1. $_SERVER['SERVER_NAME']. This provides the Web site name of the server computer where the PHP interpreter is running. For example, if the PHP interpreter is running on the Web site http://www.uta.edu, then this string would be the value in $_SERVER['SERVER_NAME'].

 

2. $_SERVER['REMOTE_ADDRESS']. This is the IP (Internet Protocol) address of the client user computer that is accessing the server, for example 129.107.61.8.

 

3. $_SERVER['REMOTE_HOST']. This is the Web site name of the client user computer, for example abc.uta.edu. In this case, the server will need to trans-late the name into an IP address to access the client.
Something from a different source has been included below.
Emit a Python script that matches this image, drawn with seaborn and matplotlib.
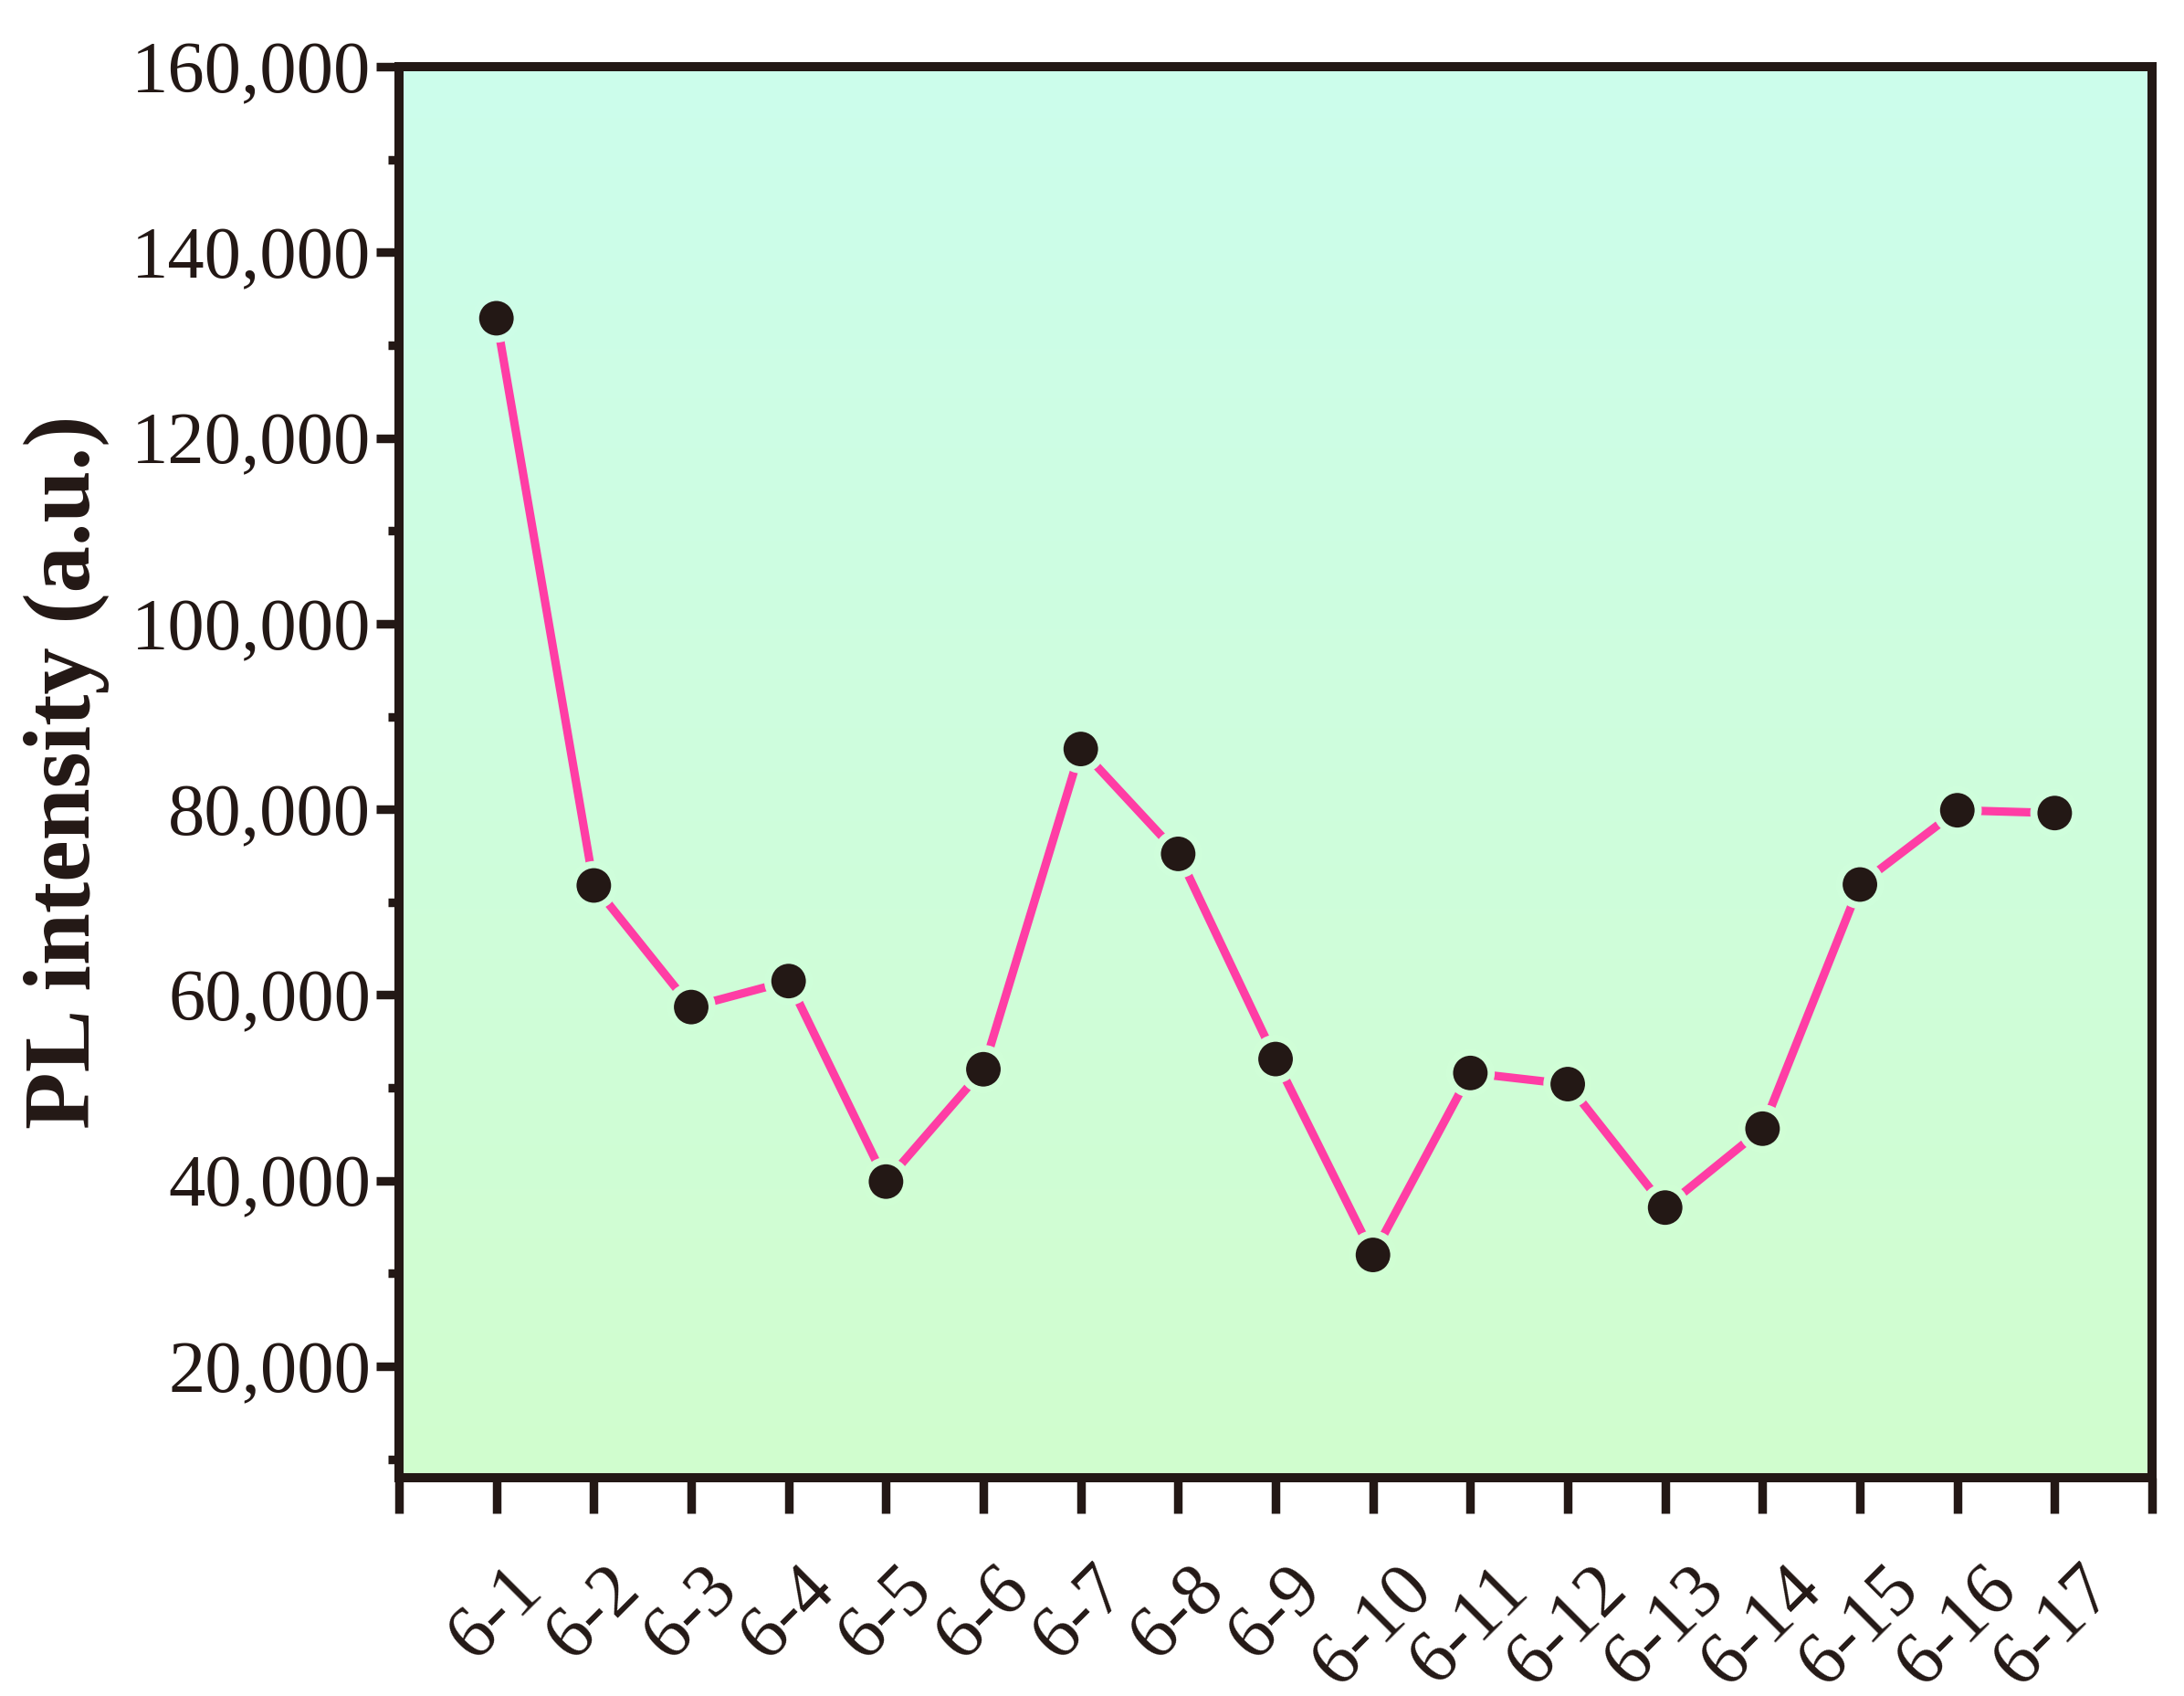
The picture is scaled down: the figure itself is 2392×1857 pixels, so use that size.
import numpy as np
import matplotlib
matplotlib.use("Agg")
import matplotlib.pyplot as plt
from matplotlib.colors import LinearSegmentedColormap, to_rgb
import seaborn as sns
import pandas as pd

categories = ["6-1", "6-2", "6-3", "6-4", "6-5", "6-6", "6-7", "6-8", "6-9",
              "6-10", "6-11", "6-12", "6-13", "6-14", "6-15", "6-16", "6-17"]
intensity = [132900, 71800, 58700, 61500, 39900, 52000, 86500, 75200, 53100,
             32000, 51600, 50400, 37100, 45600, 71900, 79900, 79600]
y_ticks = [20000, 40000, 60000, 80000, 100000, 120000, 140000, 160000]
y_tick_labels = ["20,000", "40,000", "60,000", "80,000", "100,000",
                 "120,000", "140,000", "160,000"]

sns.set_theme(style="white")
plt.rcParams["font.family"] = ["Liberation Serif", "DejaVu Serif"]

dark = "#231815"
pink = "#FF3DA5"
top_c = "#CCFDEC"
bot_c = "#D1FECE"

fig = plt.figure(figsize=(11.96, 9.285), dpi=200)
ax = fig.add_axes([0.1827, 0.1287, 0.8027, 0.832])

ymin, ymax = 8000, 160000
xmin, xmax = 0, 18

# gradient background
cmap = LinearSegmentedColormap.from_list("bg", [bot_c, top_c])
grad = np.linspace(0, 1, 256).reshape(-1, 1)
ax.imshow(grad, cmap=cmap, origin="lower", aspect="auto",
          extent=[xmin, xmax, ymin, ymax], zorder=0, interpolation="bicubic")

df = pd.DataFrame({"pos": np.arange(1, len(categories) + 1),
                   "cat": categories, "val": intensity})

sns.lineplot(data=df, x="pos", y="val", sort=False, ax=ax, color=pink,
             linewidth=3.3, zorder=2)

# marker edge colour matches local background (gap around symbols)
bt = np.array(to_rgb(bot_c))
tp = np.array(to_rgb(top_c))
fr = (df["val"].to_numpy() - ymin) / (ymax - ymin)
edge_cols = [tuple(bt + (tp - bt) * f) for f in fr]
ax.scatter(df["pos"], df["val"], s=270, color=dark, edgecolors=edge_cols,
           linewidths=2.8, zorder=3)

ax.set_xlim(xmin, xmax)
ax.set_ylim(ymin, ymax)

ax.set_xticks(np.arange(xmin, xmax + 1))
ax.set_xticklabels([""] + categories + [""], rotation=45, ha="center",
                   va="top", fontsize=29.5, color=dark)
ax.set_yticks(y_ticks)
ax.set_yticklabels(y_tick_labels, fontsize=29, color=dark)
ax.set_yticks(np.arange(10000, 160001, 10000), minor=True)

ax.tick_params(axis="x", which="major", direction="out", length=14,
               width=3.4, color=dark, pad=16, bottom=True, top=False)
ax.tick_params(axis="y", which="major", direction="out", length=9,
               width=3.4, color=dark, pad=2, left=True, right=False)
ax.tick_params(axis="y", which="minor", direction="out", length=4.5,
               width=3.4, color=dark, left=True, right=False)

for s in ax.spines.values():
    s.set_linewidth(3.6)
    s.set_color(dark)
    s.set_visible(True)
    s.set_zorder(5)

ax.set_xlabel("")
ax.set_ylabel("PL intensity (a.u.)", fontsize=37, fontweight="bold",
              color=dark)
ax.yaxis.set_label_coords(-0.165, 0.5)

fig.savefig("out.png", dpi=200, facecolor="white")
4. $_SERVER['PATH_INFO']. This is the part of the URL address that comes after a backslash (/) at the end of the URL.

 

5. $_SERVER['QUERY_STRING']. This provides the string that holds parameters in a URL after a question mark (?) at the end of the URL. This can hold search parameters, for example.

 

6. $_SERVER['DOCUMENT_ROOT']. This is the root directory that holds the files on the Web server that are accessible to client users.

 

These and other entries in the $_SERVER array are usually needed when creating the HTML file to be sent for display.

 

Another important PHP auto-global built-in array variable is called $_POST. This provides the programmer with input values submitted by the user through HTML forms specified in the HTML <INPUT> tag and other similar tags. For example, in Figure 14.4 line 14, the variable $_POST['user_name'] provides the programmer with the value typed in by the user in the HTML form specified via the <INPUT> tag on line 8. The keys to this array are the names of the various input parameters provided via the form, for example by using the name attribute of the HTML <INPUT> tag as on line 8. When users enter data through forms, the data values can be stored in this array.